All Products
Search
Document Center

Simple Log Service:Spark Streaming consumption

Last Updated:Mar 25, 2026

After Simple Log Service (SLS) collects log data, you can run Spark Streaming jobs to consume the data.

Limitations

The Spark Streaming consumer supports only Spark 2.x versions.

The Spark SDK provided by Simple Log Service (SLS) implements two consumption modes: Receiver mode and Direct mode. Add the following Maven dependency:

<dependency>
  <groupId>com.aliyun.emr</groupId>
  <artifactId>emr-logservice_2.11</artifactId>
  <version>1.7.2</version>
</dependency>

Receiver mode

In Receiver mode, a consumer group consumes log data and temporarily stores it in a Spark executor. After a Spark Streaming job starts, it reads and processes the data from the executor. Each log is returned as a JSON string. The consumer group automatically saves periodic checkpoints to the server, eliminating the need for manual updates. For more information, see Consume log data by using a consumer group.

  • Parameters

    Parameter

    Type

    Description

    Project

    String

    The name of the Simple Log Service Project.

    LogStore

    String

    The name of the LogStore.

    consumerGroup

    String

    The name of the consumer group.

    endpoint

    String

    The endpoint for the region where the Simple Log Service Project is located. For more information, see Endpoints.

    accessKeyId

    String

    The AccessKey ID used to access Simple Log Service.

    accessKeySecret

    String

    The AccessKey Secret used to access Simple Log Service.

  • Example

    Note

    By default, Receiver mode can lose data during failures. Enable Write-Ahead Logs to prevent this. This feature is available in Spark 1.2 and later. For details, see the Spark documentation.

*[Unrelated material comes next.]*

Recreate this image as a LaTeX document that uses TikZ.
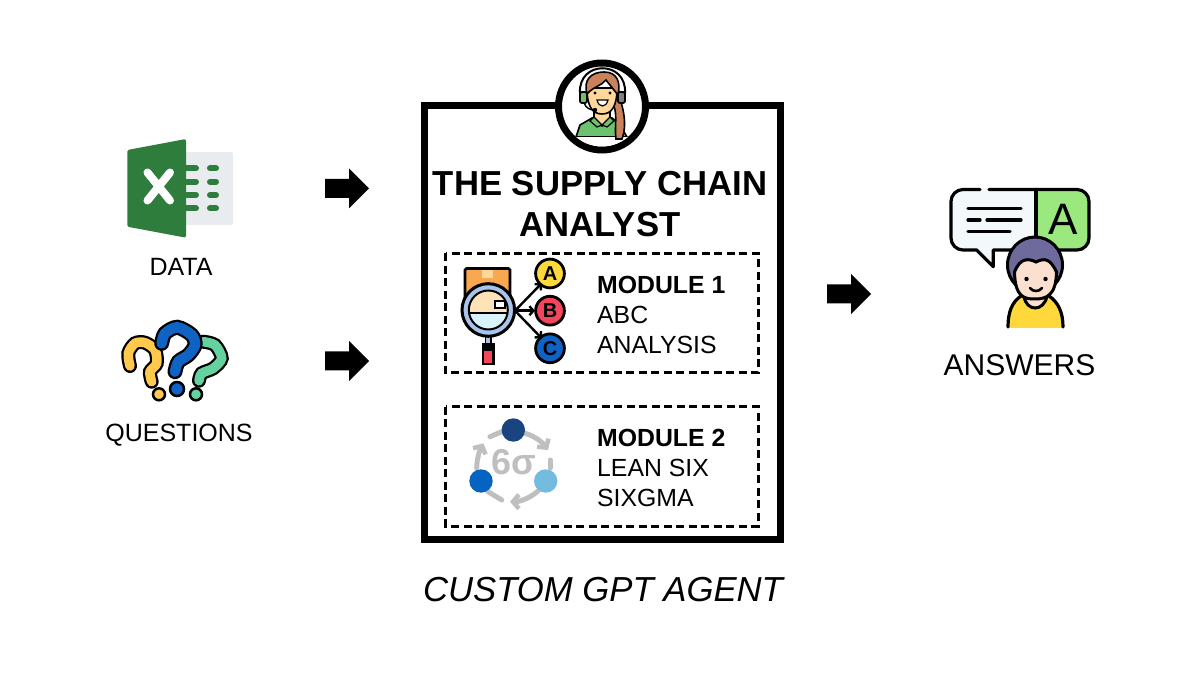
\documentclass[tikz,border=0pt]{standalone}
\usepackage{fontspec}
\setmainfont{Liberation Sans}
\usetikzlibrary{arrows.meta}
\definecolor{xlgreen}{HTML}{2E7D3C}
\definecolor{xlsheet}{HTML}{E9ECEF}
\definecolor{qyellow}{HTML}{FFC94D}
\definecolor{qblue}{HTML}{0E63C4}
\definecolor{qgreen}{HTML}{63D2A0}
\definecolor{hairbrown}{HTML}{C9825A}
\definecolor{skin}{HTML}{FFD79A}
\definecolor{shirtgreen}{HTML}{6CC26E}
\definecolor{boxorange}{HTML}{F9A850}
\definecolor{ringblue}{HTML}{A9C4EA}
\definecolor{iconred}{HTML}{F5455C}
\definecolor{iconyellow}{HTML}{FFD93B}
\definecolor{sigmagrey}{HTML}{BFBFBF}
\definecolor{sigmadark}{HTML}{1A4480}
\definecolor{sigmablue}{HTML}{0563C1}
\definecolor{sigmalight}{HTML}{74BBE0}
\definecolor{bubblewhite}{HTML}{F3F8FB}
\definecolor{bubblegreen}{HTML}{9BE87F}
\definecolor{hairviolet}{HTML}{6E6A9C}
\definecolor{faceman}{HTML}{FCE0CF}
\tikzset{
  caption/.style={font=\fontsize{25}{29}\selectfont,inner sep=0pt},
  modtext/.style={font=\fontsize{24.8}{30}\selectfont,align=left,anchor=west,inner sep=0pt},
  modbox/.style={draw,line width=3pt,dash pattern=on 8pt off 4.5pt},
  outline/.style={draw=black,line width=3.2pt,line join=round,line cap=round},
  sigmaarc/.style={draw=sigmagrey,line width=5pt,line cap=round},
  sigmahead/.style={sigmaarc,-{Straight Barb[length=6pt,width=14pt,line width=4.5pt]}},
  iconletter/.style={font=\bfseries\fontsize{20}{20}\selectfont,inner sep=0pt}
}
\begin{document}
\begin{tikzpicture}[x=1pt,y=-1pt]
  \useasboundingbox (0,0) rectangle (1200,676);
  % excel icon
  \fill [xlsheet,rounded corners=2pt] (183,152) rectangle (233,225);
  \foreach \y in {168.3,181.7,195,208.3} {
    \draw [xlgreen,line width=6pt,line cap=round] (187,\y) -- (196,\y);
    \draw [xlgreen,line width=6pt,line cap=round] (210,\y) -- (216,\y);
  }
  \fill [xlgreen,rounded corners=1.5pt] (127.3,150) -- (186,139) -- (186,237.7) -- (127.3,226.7) -- cycle;
  \draw [white,line width=8pt,line cap=round] (147.5,172.5) -- (170,200.5);
  \draw [white,line width=8pt,line cap=round] (170,172.5) -- (147.5,200.5);
  \node [caption] (data) at (181,267) {DATA};
  % question marks
  \draw [line width=14pt,line cap=round,black] plot [smooth] coordinates {(203.3,341.7) (215,345) (221.7,358.3) (213.3,368.3) (201.7,373.3) (199,380.7)};
  \draw [line width=9.5pt,line cap=round,qgreen] plot [smooth] coordinates {(203.3,341.7) (215,345) (221.7,358.3) (213.3,368.3) (201.7,373.3) (199,380.7)};
  \draw [line width=14pt,line cap=round,black] plot [smooth] coordinates {(130,366) (128.3,353.3) (135,343.3) (145,342.7) (155,350) (156.7,363.3) (150,371.7) (151.7,381.7)};
  \draw [line width=9.5pt,line cap=round,qyellow] plot [smooth] coordinates {(130,366) (128.3,353.3) (135,343.3) (145,342.7) (155,350) (156.7,363.3) (150,371.7) (151.7,381.7)};
  \draw [line width=15pt,line cap=round,black] plot [smooth] coordinates {(161.7,343.3) (165,333.3) (177.3,327.3) (191.7,335) (195,345) (188.3,355) (178.3,361.7) (175,371.7)};
  \draw [line width=10.5pt,line cap=round,qblue] plot [smooth] coordinates {(161.7,343.3) (165,333.3) (177.3,327.3) (191.7,335) (195,345) (188.3,355) (178.3,361.7) (175,371.7)};
  \filldraw [fill=qyellow,line width=2.5pt] (159,394.3) circle (6);
  \filldraw [fill=qblue,line width=2.5pt] (177,389) circle (7);
  \filldraw [fill=qgreen,line width=2.5pt] (196,394.3) circle (6);
  \node [caption] (questions) at (179,435) {QUESTIONS};
  % arrows
  \foreach \x/\y in {325/188.3,325/361,827/294} {
    \fill (\x,\y-9.5) -- (\x+24,\y-9.5) -- (\x+24,\y-20) -- (\x+44,\y) -- (\x+24,\y+20) -- (\x+24,\y+9.5) -- (\x,\y+9.5) -- cycle;
  }
  % agent frame
  \draw [line width=7.5pt,fill=white] (424.7,105.7) rectangle (780.3,539.3);
  \filldraw [fill=white,line width=7pt] (602,106.5) circle (43.5);
  % agent figure
  \begin{scope}
    \clip (602,106.5) circle (40);
    \fill [shirtgreen,draw=black,line width=1.6pt] (576,137) -- (580,125) -- (592,118) -- (612,118) -- (620,125) -- (627,137) -- cycle;
    \fill [white] (570,137) rectangle (634,150);
    \fill [hairbrown,draw=black,line width=1.6pt] (611,100) .. controls (619,112) and (614,125) .. (616,139) -- (622,139) .. controls (628,122) and (622,105) .. (618,92) -- cycle;
    \fill [skin,draw=black,line width=1.6pt] (594,108) -- (594,118) -- (602,126) -- (610,118) -- (610,108) -- cycle;
    \fill [shirtgreen,draw=black,line width=1.2pt] (594,117) -- (590,121) -- (597,127) -- (602,125) -- cycle;
    \fill [shirtgreen,draw=black,line width=1.2pt] (610,117) -- (614,121) -- (607,127) -- (602,125) -- cycle;
    \fill [skin,draw=black,line width=1.6pt] (587,88) .. controls (587,106) and (592,114) .. (602,114) .. controls (612,114) and (617,106) .. (617,88) -- cycle;
    \fill [hairbrown,draw=black,line width=1.6pt] (587,94) .. controls (583,80) and (591,72) .. (604,72) .. controls (617,72) and (621,82) .. (618,95) .. controls (614,90) and (609,84) .. (606,80) .. controls (601,86) and (593,87) .. (587,94) -- cycle;
    \draw [line width=2pt] (580,93) .. controls (578,60) and (627,60) .. (625,93);
    \filldraw [fill=shirtgreen,line width=1.8pt,rounded corners=2pt] (580,92) rectangle (587,103);
    \filldraw [fill=gray,line width=1.8pt,rounded corners=2pt] (618,92) rectangle (625,103);
    \draw [line width=1.4pt] (584,103) .. controls (586,108) and (590,110) .. (594,110);
    \fill (595,110) circle (2.2);
    \fill (595,93) circle (1.7);
    \fill (610,93) circle (1.7);
    \filldraw [fill=white,line width=1.2pt] (597,100) .. controls (599,108) and (606,108) .. (608,100) -- cycle;
  \end{scope}
  % title
  \node [font=\fontsize{34.7}{41}\bfseries\selectfont,align=center,inner sep=0pt] (title) at (600,204.5) {THE SUPPLY CHAIN\\ANALYST};
  % module 1
  \draw [modbox] (445.5,253.5) rectangle (758,373);
  \filldraw [fill=boxorange,line width=2.6pt,rounded corners=1.5pt] (465,300) -- (465,268.5) -- (510,268.5) -- (510,300) -- cycle;
  \fill [skin] (482,270) rectangle (493,278);
  \draw [line width=2.4pt,-{Straight Barb[length=4pt,width=9pt]}] (515,310.7) -- (541.7,283.3);
  \draw [line width=2.4pt,-{Straight Barb[length=4pt,width=9pt]}] (515,310.7) -- (535,310.7);
  \draw [line width=2.4pt,-{Straight Barb[length=4pt,width=9pt]}] (515,310.7) -- (541.7,338.3);
  \filldraw [fill=ringblue,line width=1.6pt] (485.5,335) rectangle (491,344);
  \fill (482,343.5) rectangle (494.5,349);
  \filldraw [fill=iconred,line width=2.4pt] (483,350) rectangle (493.5,364);
  \filldraw [fill=ringblue,line width=3pt] (488.3,310) circle (26.3);
  \begin{scope}
    \clip (488.3,310) circle (19.5);
    \fill [skin!70!white] (465,290) rectangle (512,313);
    \fill [cyan!15!white] (465,313) rectangle (512,335);
    \draw [line width=2.4pt] (465,313) -- (512,313);
  \end{scope}
  \filldraw [fill=white,line width=2pt] (495,301.5) rectangle (505,308.5);
  \draw [line width=2pt] (488.3,310) circle (19.5);
  \filldraw [fill=iconyellow,line width=2.8pt] (550,273.5) circle (14.4) node [iconletter] (lettera) {A};
  \filldraw [fill=iconred,line width=2.8pt] (550,310.7) circle (14.4) node [iconletter] (letterb) {B};
  \filldraw [fill=qblue,line width=2.8pt] (550,348.3) circle (14.4) node [iconletter] (letterc) {C};
  \node [modtext] (moduleone) at (597,315) {\textbf{MODULE 1}\\ABC\\ANALYSIS};
  % module 2
  \draw [modbox] (445.5,406.5) rectangle (758,526);
  \draw [sigmahead] (525,433.3) .. controls (535,436) and (543,443) .. (548,450);
  \draw [sigmaarc] (550,460) -- (550,468);
  \draw [sigmahead] (538,491) .. controls (530,498) and (520,501.7) .. (510,501.7);
  \draw [sigmaarc] (488,491.7) -- (501.7,500);
  \draw [sigmahead] (476.7,468.3) .. controls (476.7,458) and (480,450) .. (483.3,443.3);
  \draw [sigmaarc] (490,436.7) -- (501.7,431.7);
  \node [font=\bfseries\fontsize{36}{36}\selectfont,text=sigmagrey,inner sep=0pt] (sigma) at (514,462.5) {6σ};
  \fill [sigmadark] (513.3,430) circle (11.7);
  \fill [sigmablue] (481,481) circle (11.7);
  \fill [sigmalight] (545.7,481) circle (11.7);
  \node [modtext] (moduletwo) at (597,468) {\textbf{MODULE 2}\\LEAN SIX\\SIXGMA};
  \node [font=\itshape\fontsize{34.7}{35}\selectfont,inner sep=0pt] (agent) at (603,590) {CUSTOM GPT AGENT};
  % answers icon
  \fill [bubblewhite] (1036,189.5) -- (963,189.5) arc (-90:-180:12) -- (951,238) arc (180:90:12) -- (1036,250) -- cycle;
  \fill [bubblegreen] (1036,189.5) -- (1077,189.5) arc (-90:0:12) -- (1089,238) arc (0:90:12) -- (1036,250) -- cycle;
  \fill [bubblewhite] (976.7,249) -- (993.3,266.7) -- (993.3,249) -- cycle;
  \draw [outline] (980,189.5) -- (963,189.5) arc (-90:-180:12) -- (951,238) arc (180:90:12) -- (976.7,250) -- (993.3,266.7) -- (993.3,250) -- (1077,250) arc (90:0:12) -- (1089,201.5) arc (0:-90:12) -- (989,189.5);
  \draw [outline] (1036,189.5) -- (1036,250);
  \draw [outline] (968,208.3) -- (1021,208.3);
  \draw [outline] (968,220) -- (980,220);
  \draw [outline] (987,220) -- (1021,220);
  \draw [outline] (968,231.7) -- (1010,231.7);
  \node [font=\fontsize{44}{44}\selectfont,inner sep=0pt] (lettersmall) at (1063,219) {A};
  \fill [iconyellow] (1008,328) .. controls (1008,312) and (1012,302) .. (1021,296) -- (1049,296) .. controls (1058,302) and (1063,312) .. (1063,328) -- cycle;
  \draw [outline] (1008,327) .. controls (1008,312) and (1012,302) .. (1021,296);
  \draw [outline] (1063,327) .. controls (1063,312) and (1058,302) .. (1049,296);
  \filldraw [fill=faceman,line width=3pt] (1024,296) .. controls (1026,312) and (1044,312) .. (1047,296) -- cycle;
  \filldraw [fill=hairviolet,line width=3pt] (1035,265) ellipse (27.5 and 28);
  \filldraw [fill=faceman,line width=3pt] (1014.5,272) .. controls (1015,298) and (1025,299) .. (1035,299) .. controls (1047,299) and (1056,295) .. (1056.5,272) .. controls (1050,258) and (1044,258) .. (1036,262) .. controls (1028,258) and (1020,258) .. (1014.5,272) -- cycle;
  \fill (1026.5,279) circle (2.2);
  \fill (1045.5,279) circle (2.2);
  \draw [line width=2.6pt,line cap=round] (1030,288) .. controls (1033,292) and (1039,292) .. (1042,288);
  \node [font=\fontsize{30}{30}\selectfont,inner sep=0pt] (answers) at (1019.5,365) {ANSWERS};
\end{tikzpicture}
\end{document}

    import org.apache.spark.storage.StorageLevel
    import org.apache.spark.streaming.aliyun.logservice.LoghubUtils
    import org.apache.spark.streaming.{Milliseconds, StreamingContext}
    import org.apache.spark.SparkConf
    
    object TestLoghub {
      def main(args: Array[String]): Unit = {
        if (args.length < 7) {
          System.err.println(
            """Usage: TestLoghub <project> <logstore> <loghub group name> <endpoint>
              |         <access key id> <access key secret> <batch interval seconds>
            """.stripMargin)
          System.exit(1)
        }
    
        val project = args(0)
        val logstore = args(1)
        val consumerGroup = args(2)
        val endpoint = args(3)
        val accessKeyId = args(4)
        val accessKeySecret = args(5)
        val batchInterval = Milliseconds(args(6).toInt * 1000)
    
        def functionToCreateContext(): StreamingContext = {
          val conf = new SparkConf().setAppName("Test Loghub")
          val ssc = new StreamingContext(conf, batchInterval)
          val loghubStream = LoghubUtils.createStream(
            ssc,
            project,
            logstore,
            consumerGroup,
            endpoint,
            accessKeyId,
            accessKeySecret,
            StorageLevel.MEMORY_AND_DISK)
    
          loghubStream.checkpoint(batchInterval * 2).foreachRDD(rdd =>
            rdd.map(bytes => new String(bytes)).top(10).foreach(println)
          )
          ssc.checkpoint("hdfs:///tmp/spark/streaming") // set checkpoint directory
          ssc
        }
    
        val ssc = StreamingContext.getOrCreate("hdfs:///tmp/spark/streaming", functionToCreateContext _)
    
        ssc.start()
        ssc.awaitTermination()
      }
    }

Direct mode

Direct mode does not require a consumer group. Instead, it fetches data directly from the server at runtime. This mode offers several advantages:

  • Simplified concurrency: The number of Spark partitions matches the number of shards in the LogStore. You can increase job concurrency by splitting a shard.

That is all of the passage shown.